I straddle the worlds of social science and political journalism. I'm a professor of sociology and public affairs at Princeton University and its Woodrow Wilson School and co-founder and co-editor of a liberal political magazine, The American Prospect.
I've long thought that there needed to be a clear and concise statement of what liberalism is about, how it has developed, and how it ought to be conceived and fought for. Freedom's Power is that book. It brings together much of what I have learned over the past several decades about history, theory, and contemporary politics, all in the effort to explain, defend, and advance the liberal project.
Most people in the academy develop a specialty and stick with it. That has never been my pattern in teaching, research, or writing. First at Harvard and now at Princeton, I've taught courses on a range of subjects: social theory, political sociology, the sociology of public finance, health policy, American society and politics, the information revolution, and communications law and public policy.
Twice I've devoted eight years to the research and writing of a book. The first of those projects was about the historical development of American medicine, the second about the development of communications. In each case, to avoid becoming lost in the details, I tried to keep my eye on the bigger picture. Through the years I've also continued to write about a broad range of subjects, including both domestic and foreign policy. When people ask my specialty, I sometimes say that—like my old mentor, the sociologist Daniel Bell—I specialize in generalizations.
It's tricky work, but not without its rewards. The Social Transformation of American Medicine (1983) won the Pulitzer prize for general nonfiction, the Bancroft prize in American history, and the C. Wright Mills Award. The Creation of the Media (2004) received the Goldsmith Book Prize.
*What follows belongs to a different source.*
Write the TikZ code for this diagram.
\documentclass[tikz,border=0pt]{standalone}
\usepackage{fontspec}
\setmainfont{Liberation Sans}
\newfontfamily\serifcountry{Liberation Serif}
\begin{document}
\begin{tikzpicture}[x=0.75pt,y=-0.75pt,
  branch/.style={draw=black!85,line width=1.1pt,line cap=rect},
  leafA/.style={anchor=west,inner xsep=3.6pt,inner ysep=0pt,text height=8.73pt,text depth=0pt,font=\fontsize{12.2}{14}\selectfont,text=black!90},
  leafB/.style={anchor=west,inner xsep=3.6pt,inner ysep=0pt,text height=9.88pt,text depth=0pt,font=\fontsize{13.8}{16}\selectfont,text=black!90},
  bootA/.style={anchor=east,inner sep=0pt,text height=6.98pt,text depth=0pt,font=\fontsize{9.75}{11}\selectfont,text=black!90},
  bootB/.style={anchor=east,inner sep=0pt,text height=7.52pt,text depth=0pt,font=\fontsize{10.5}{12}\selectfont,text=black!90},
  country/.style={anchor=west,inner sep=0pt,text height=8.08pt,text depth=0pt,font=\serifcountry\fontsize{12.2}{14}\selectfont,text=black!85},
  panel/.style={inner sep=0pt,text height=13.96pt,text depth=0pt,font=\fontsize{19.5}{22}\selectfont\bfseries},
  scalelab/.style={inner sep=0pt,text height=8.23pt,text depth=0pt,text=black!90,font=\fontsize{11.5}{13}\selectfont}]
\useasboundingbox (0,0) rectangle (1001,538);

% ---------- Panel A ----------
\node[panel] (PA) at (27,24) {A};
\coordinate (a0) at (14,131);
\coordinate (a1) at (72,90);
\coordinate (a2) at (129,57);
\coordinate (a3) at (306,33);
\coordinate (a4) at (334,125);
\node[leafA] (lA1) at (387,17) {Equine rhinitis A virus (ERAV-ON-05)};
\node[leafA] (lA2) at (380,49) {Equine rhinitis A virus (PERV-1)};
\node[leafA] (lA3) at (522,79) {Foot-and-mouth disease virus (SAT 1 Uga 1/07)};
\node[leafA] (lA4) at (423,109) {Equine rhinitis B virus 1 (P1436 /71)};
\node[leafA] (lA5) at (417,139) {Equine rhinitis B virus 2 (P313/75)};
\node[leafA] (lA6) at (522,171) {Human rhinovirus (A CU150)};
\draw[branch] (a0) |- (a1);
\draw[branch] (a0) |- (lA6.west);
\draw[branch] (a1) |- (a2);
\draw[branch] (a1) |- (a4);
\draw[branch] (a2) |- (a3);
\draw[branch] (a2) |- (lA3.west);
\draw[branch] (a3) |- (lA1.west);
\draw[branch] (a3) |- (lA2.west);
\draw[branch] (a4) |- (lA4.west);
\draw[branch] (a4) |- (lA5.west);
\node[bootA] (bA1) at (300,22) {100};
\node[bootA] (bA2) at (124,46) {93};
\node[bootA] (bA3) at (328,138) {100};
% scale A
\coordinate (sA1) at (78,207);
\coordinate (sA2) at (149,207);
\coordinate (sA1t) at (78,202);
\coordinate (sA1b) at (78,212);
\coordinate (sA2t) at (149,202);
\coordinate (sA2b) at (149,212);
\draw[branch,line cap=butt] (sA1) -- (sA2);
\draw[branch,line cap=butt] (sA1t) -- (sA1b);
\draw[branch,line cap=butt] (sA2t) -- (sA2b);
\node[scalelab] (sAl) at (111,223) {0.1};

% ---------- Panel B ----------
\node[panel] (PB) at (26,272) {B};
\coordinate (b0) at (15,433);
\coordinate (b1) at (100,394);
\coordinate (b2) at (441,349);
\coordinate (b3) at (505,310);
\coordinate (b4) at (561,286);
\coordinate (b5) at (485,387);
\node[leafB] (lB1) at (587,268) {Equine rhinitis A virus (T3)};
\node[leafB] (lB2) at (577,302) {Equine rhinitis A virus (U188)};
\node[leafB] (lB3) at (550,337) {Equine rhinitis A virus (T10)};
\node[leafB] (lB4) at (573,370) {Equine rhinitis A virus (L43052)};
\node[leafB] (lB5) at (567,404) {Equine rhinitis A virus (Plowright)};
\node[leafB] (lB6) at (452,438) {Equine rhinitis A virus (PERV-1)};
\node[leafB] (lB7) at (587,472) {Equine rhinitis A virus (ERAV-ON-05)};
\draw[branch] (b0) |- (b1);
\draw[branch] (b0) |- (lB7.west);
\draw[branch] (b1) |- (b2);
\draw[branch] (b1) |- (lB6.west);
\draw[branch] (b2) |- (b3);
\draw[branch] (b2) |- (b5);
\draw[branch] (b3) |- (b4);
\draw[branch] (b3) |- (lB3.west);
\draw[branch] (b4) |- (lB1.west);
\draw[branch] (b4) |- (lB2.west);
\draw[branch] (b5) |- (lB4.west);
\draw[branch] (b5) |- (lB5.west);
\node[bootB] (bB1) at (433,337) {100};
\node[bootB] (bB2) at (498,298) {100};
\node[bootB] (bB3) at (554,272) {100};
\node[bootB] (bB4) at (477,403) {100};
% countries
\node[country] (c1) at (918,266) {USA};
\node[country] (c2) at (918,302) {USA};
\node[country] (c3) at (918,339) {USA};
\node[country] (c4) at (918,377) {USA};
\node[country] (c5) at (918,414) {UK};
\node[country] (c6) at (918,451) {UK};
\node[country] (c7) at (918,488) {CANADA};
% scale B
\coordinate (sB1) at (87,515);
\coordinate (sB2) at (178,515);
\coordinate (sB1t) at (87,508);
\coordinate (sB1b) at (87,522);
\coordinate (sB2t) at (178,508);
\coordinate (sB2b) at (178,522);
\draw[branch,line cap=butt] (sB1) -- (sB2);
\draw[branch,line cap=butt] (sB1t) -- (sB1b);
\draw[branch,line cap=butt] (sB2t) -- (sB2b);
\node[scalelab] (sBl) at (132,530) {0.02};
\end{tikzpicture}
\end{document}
When Robert Kuttner, Robert Reich, and I co-founded The American Prospect in 1990, we hoped it would fill a void that had developed as various older liberal publications had drifted to the right or failed to engage politics constructively. Originally based in Princeton, where the journal had a tiny office and an only slightly larger circulation, the Prospect started out as a policy quarterly, modeled after such publications as Foreign Affairs. Despite our modest readership, we had a quick lift-off as the magazine became a platform for some of the critical policy discussion that led up to the 1992 Clinton campaign. In late 1992 the office moved up to Boston, where Bob Kuttner could be the managing partner. Not long after, I moved to Washington to work in the Clinton White House on health care reform. Except for that stint in government, I've continued to be involved with the Prospect since its founding, though its main office is now in Washington and it has evolved from a policy quarterly into more of a political magazine. You can check out my writing for the Prospect here; a full list of all my publications, with links to the texts available online, is available here.
Although I first broached some of the ideas for Freedom's Power in articles for the Prospect and other publications, the book is entirely new. Like my own career, it straddles the realms of theory, history, and contemporary social and political analysis. I do not claim to have invented a new philosophy; there is a rich tradition of liberal thought and politics behind this book. If you know the tradition well, I hope that you nonetheless find the book to be a provocative interpretation of its history, central ideas, and contemporary implications. And if much of the history of liberal ideas and politics is unfamiliar, consider the book as an invitation to enter into—and renew—the tradition.